In most of Mexico, including Zihuatanejo, Guerrero where I'm headed, climate and culture collaborate to nourish one with colors, sounds, smells and flavors.

The colors: a Minnesotan would be dragged before the neighborhood association for painting his house these vivid shades of pink, blue or gold. The smells: so often they reveal, where sights may not, the real life that's going on beyond the sphere of one's sanitized tourist experience. The tastes: there's nothing dried or preserved about them; they're fresh and true and sometimes surprising. And the touch, oh, the caress of that soft, warm, delicious air pouring in off the Pacific!

Even the sounds of this place transport me: the haunting, three-note pan-flute plea of the itinerant knife sharpener; the blare of música norteña from passing cars and work sites; the other-worldly rasping of a covey of chachalacas.
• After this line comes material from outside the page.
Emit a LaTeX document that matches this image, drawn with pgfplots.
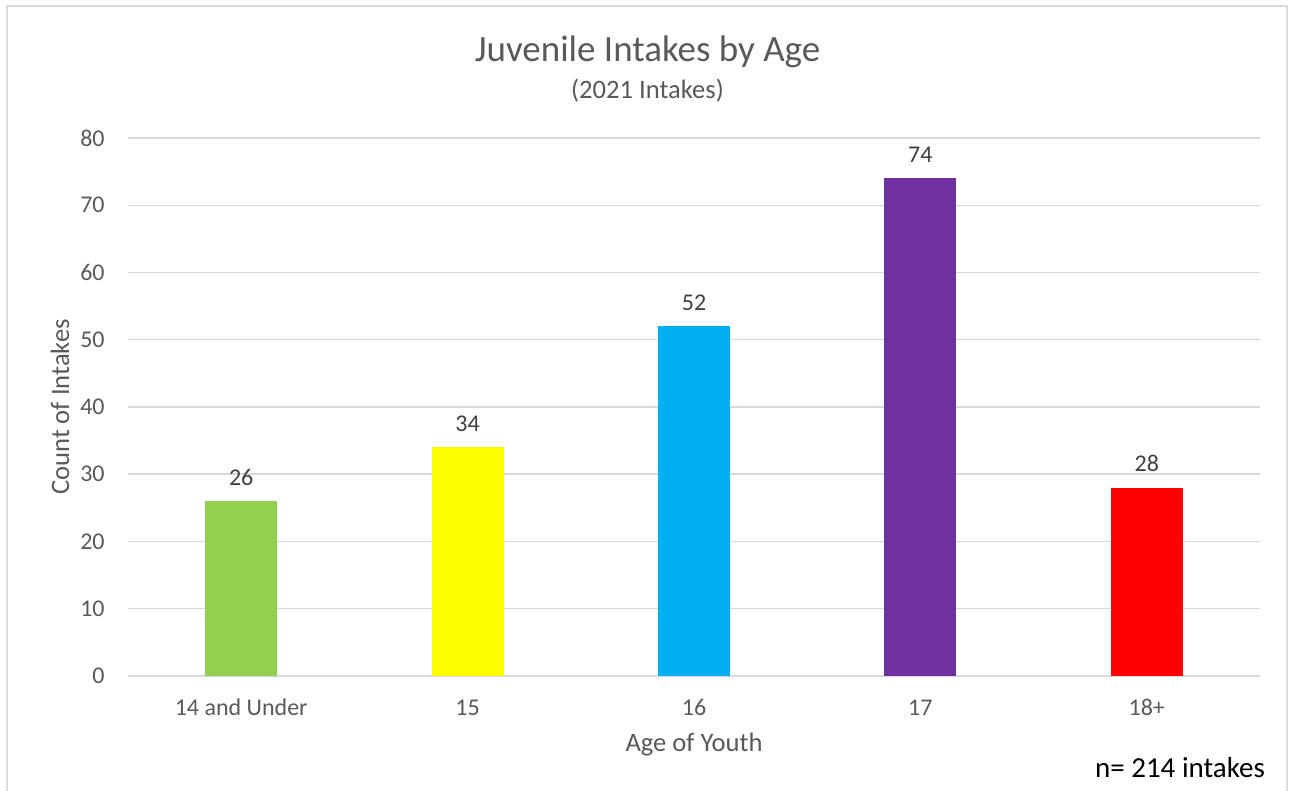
\documentclass[border=0pt]{standalone}
\usepackage{pgfplots}
\pgfplotsset{compat=1.18}
\usepackage{fontspec}
\setmainfont{Carlito}

\definecolor{txtgray}{HTML}{595959}
\definecolor{lblgray}{HTML}{404040}
\definecolor{gridgray}{HTML}{D9D9D9}
\definecolor{cgreen}{HTML}{92D050}
\definecolor{cyellow}{HTML}{FFFF00}
\definecolor{cblue}{HTML}{00B0F0}
\definecolor{cpurple}{HTML}{7030A0}
\definecolor{cred}{HTML}{FF0000}

\begin{document}
\begin{tikzpicture}
% page extent and chart frame (open at the bottom)
\useasboundingbox (-64pt,-57.5pt) rectangle (581.5pt,338pt);
\draw[gridgray, line width=0.8pt] (-60.5pt,-57.5pt) -- (-60.5pt,335pt) -- (579.5pt,335pt) -- (579.5pt,-57.5pt);

\begin{axis}[
  at={(0,0)}, anchor=south west,
  scale only axis,
  width=566pt, height=269pt,
  ybar,
  bar width=36pt,
  bar shift=0pt,
  xmin=-0.5, xmax=4.5,
  ymin=0, ymax=80,
  ytick={0,10,...,80},
  xtick={0,1,2,3,4},
  xticklabels={14 and Under,15,16,17,18+},
  axis line style={draw=none},
  major tick length=0pt,
  ymajorgrids,
  grid style={gridgray, line width=0.75pt},
  /pgf/number format/assume math mode=true,
  ticklabel style={font=\fontsize{12pt}{14pt}\selectfont, text=txtgray},
  yticklabel style={anchor=east, inner sep=0pt, xshift=-11.5pt},
  xticklabel style={anchor=base, inner sep=0pt, yshift=-20pt},
  xlabel={Age of Youth},
  ylabel={Count of Intakes},
  label style={font=\fontsize{13.3pt}{16pt}\selectfont, text=txtgray},
  xlabel style={at={(axis description cs:0.5,-0.128)}, anchor=center},
  ylabel style={at={(axis description cs:-0.0601,0.5)}, anchor=center},
  nodes near coords,
  every node near coord/.append style={font=\fontsize{12pt}{14pt}\selectfont, text=lblgray, anchor=base, yshift=8pt, inner sep=0pt},
  clip=false,
]
\addplot[draw=none, fill=cgreen]  coordinates {(0,26)};
\addplot[draw=none, fill=cyellow] coordinates {(1,34)};
\addplot[draw=none, fill=cblue]   coordinates {(2,52)};
\addplot[draw=none, fill=cpurple] coordinates {(3,74)};
\addplot[draw=none, fill=cred]    coordinates {(4,28)};
\end{axis}

% titles and footnote
\node[text=txtgray, font=\fontsize{18.5pt}{22pt}\selectfont] at (259.75pt,312pt) {Juvenile Intakes by Age};
\node[text=txtgray, font=\fontsize{13.3pt}{16pt}\selectfont] at (259.75pt,292.5pt) {(2021 Intakes)};
\node[text=black, font=\fontsize{14.5pt}{17pt}\selectfont] at (526pt,-46pt) {n= 214 intakes};
\end{tikzpicture}
\end{document}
And behind it all, the soft, sure respiration of the surf.

Maybe it's the warmth that unlocks both stimuli and senses. Belying the laid back, unhurried lifestyle, the sensations of Mexico stir in me a subtle sense of urgency. A mango, for example, just picked from the tree outside our villa door, is such a beautiful form just to look at. But no sooner than it begins to blush with full color you have to eat it or it loses its tang and turns to mush. So many beautiful things are transient.

And Zihuatanejo's a place of seamless flow between indoor and outdoor life. With little notion of that confinement we Minnesotans suffer during winter, you sense everything going on —in El Centro, down at Playa La Ropa out on Zihuatanejo Bay—and want to be a part of it all. But it's okay; anything you do—even nothing at all—feels completely satisfying, thoroughly nourishing of body and spirit.